Late bobbles cost Red Devils, 18-14

Special to The Sentinel-Record/Corbet Deary HIGH FLYING: Mountain Pine senior back Jerremiah Walker leaps over a Dierks defender during Friday night's game at Stanley May Field. The Outlaws defeated the Red Devils 18-14.
Special to The Sentinel-Record/Corbet Deary HIGH FLYING: Mountain Pine senior back Jerremiah Walker leaps over a Dierks defender during Friday night's game at Stanley May Field. The Outlaws defeated the Red Devils 18-14.

MOUNTAIN PINE -- One of football's most fundamental plays proved Mountain Pine's undoing Friday night.

Two center snaps went through quarterback Collin Smith's hands in the fourth quarter, sabotaging two drives inside the 10, and letting Dierks escape with an 18-14 Class 2A nonconference victory at Stanley May Field.

Smith could not handle shotgun snaps on first and goal from the four early in the quarter and from the three in the final minute. Dierks took over on downs the first time and, with Mountain Pine out of timeouts, let the clock run out on the last play after the ball was snapped with 21.6 seconds left.
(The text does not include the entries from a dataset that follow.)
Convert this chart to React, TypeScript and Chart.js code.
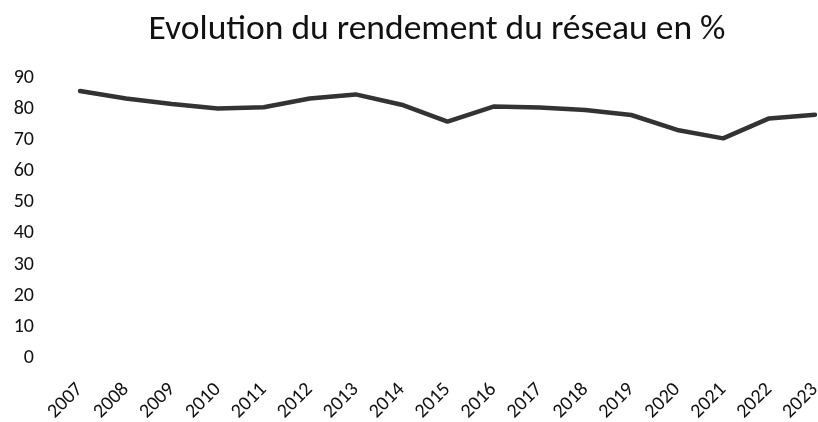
import React, { useEffect, useRef } from "react";
import { Chart, registerables } from "chart.js";

Chart.register(...registerables);

const years = ["2007", "2008", "2009", "2010", "2011", "2012", "2013", "2014", "2015", "2016", "2017", "2018", "2019", "2020", "2021", "2022", "2023"];
const rendement = [85.7, 83.3, 81.5, 80.1, 80.5, 83.3, 84.6, 81.3, 75.9, 80.7, 80.4, 79.6, 78.0, 73.2, 70.5, 76.9, 78.1];
const yMin = 0;
const yMax = 90;
const yStep = 10;
const title = "Evolution du rendement du réseau en %";

const FONT = "Carlito, 'Liberation Sans Narrow', 'Liberation Sans', sans-serif";

export default function App() {
  const ref = useRef<HTMLCanvasElement>(null);
  useEffect(() => {
    document.body.style.margin = "0";
    const chart = new Chart(ref.current!, {
      type: "line",
      data: {
        labels: years,
        datasets: [
          {
            data: rendement,
            borderColor: "#333333",
            borderWidth: 4.5,
            borderJoinStyle: "round",
            borderCapStyle: "round",
            pointRadius: 0,
            tension: 0,
            fill: false,
            yAxisID: "y",
          },
        ],
      },
      options: {
        responsive: false,
        animation: false,
        devicePixelRatio: 1,
        layout: { padding: 0 },
        plugins: {
          legend: { display: false },
          tooltip: { enabled: false },
          title: {
            display: true,
            text: title,
            color: "#111",
            font: { family: FONT, size: 35.5, weight: "normal" },
            padding: { top: 9, bottom: 26 },
          },
        },
        scales: {
          x: {
            offset: false,
            grid: { display: false, drawTicks: false },
            border: { display: false },
            ticks: {
              autoSkip: false,
              maxRotation: 45,
              minRotation: 45,
              padding: 20,
              color: "#111",
              font: { family: FONT, size: 20 },
            },
            afterFit: (s: any) => {
              s.height = 64;
            },
          },
          y: {
            min: yMin,
            max: yMax,
            grid: { display: false, drawTicks: false },
            border: { display: false },
            ticks: {
              stepSize: yStep,
              padding: 46,
              color: "#111",
              font: { family: FONT, size: 20 },
            },
            afterFit: (s: any) => {
              s.width = 80;
            },
          },
          yRight: {
            position: "right",
            min: yMin,
            max: yMax,
            grid: { display: false, drawTicks: false },
            border: { display: false },
            ticks: { display: false },
            afterFit: (s: any) => {
              s.width = 59;
            },
          },
        },
      },
    });
    return () => chart.destroy();
  }, []);
  return (
    <div style={{ width: 818, height: 422, overflow: "hidden", background: "#fff" }}>
      <canvas ref={ref} width={874} height={422} style={{ display: "block" }} />
    </div>
  );
}
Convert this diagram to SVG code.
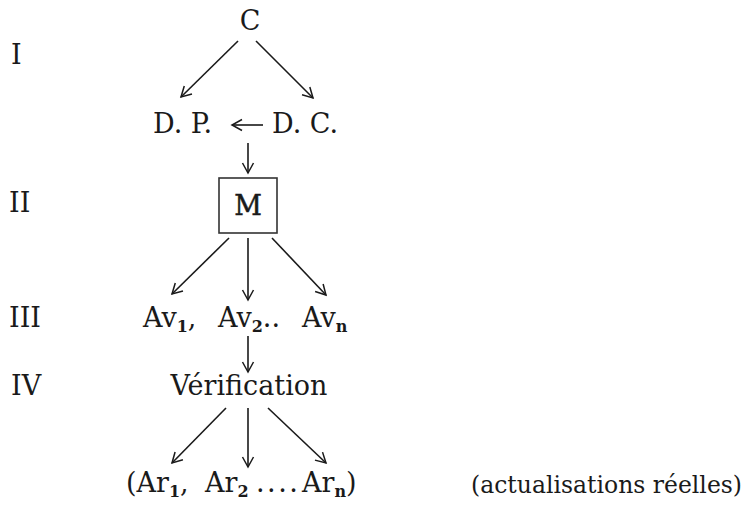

"We could be 'two and oh' real easy," said a frustrated Sam Counce, Mountain Pine's coach. Instead after losing two at home (the other, 40-32 to Mineral Springs), the Red Devils must regroup, Counce said, before going to Class 3A Centerpoint, which won at Stanley May Field in Week Three last year.

Mountain Pine's misfortune notwithstanding, Dierks' defense "dug deep," said coach Jarrod Fannin, "which they're going to have to do every week."

For the second-straight week, Mountain Pine never led on its home field. Smith ran one yard for the first Red Devil touchdown and 13 yards for the second, keeping for a two-point conversion that made it 18-14 with 5:17 left in the third quarter.

Dierks scored on back-to-back possessions for a two-score lead, junior Austin Hanson weaving through traffic for 51 yards and breaking a 6-6 tie with 1:44 before halftime. Receiving the second-half kickoff, the Outlaws drove 67 yards in six plays, Hanson getting the last 23 yards.

Only 5-8 and 160, Hanson made a key tackle after Smith fielded a Dierks punt cleanly on one bounce inside midfield, keeping Mountain Pine 52 yards from the end zone with 1:04 left. Dierks almost self-destructed defensively with three penalties, one for illegal participation (too many men on the field) and another for pass interference. An offside penalty came one play after Smith kept for seven yards to the six, setting up the fateful second errant snap.

Counce said the Red Devils have had no problems with the center-shotgun snap and that Smith, with a possible error of exuberance in looking over the defense, "might have taken his eyes off the center for just a second."

As against Mineral Springs, which scored 22 first-quarter points, Mountain Pine started sluggishly and quickly fell behind. The Outlaws pounced on a Smith fumble on the third play of the game and scored in five plays from the Mountain Pine 23. Quarterback Chandler Lowery, who at 6-3 and 195 is built along the same lines as Smith (6-0, 200), kept for the last three yards after 3:55 off the clock.

Dierks goes to Jessieville next week with a 2-0 record after avenging a 48-13 home loss to Mountain Pine last year. A victory would equal the Outlaws' win total last year, Fannin's first season.

Counce, meanwhile, said even with conference play two weeks ago, the Red Devils' season is on the line.

"I felt positive about our team and that they were ready to play," he said. "Then they came out flat."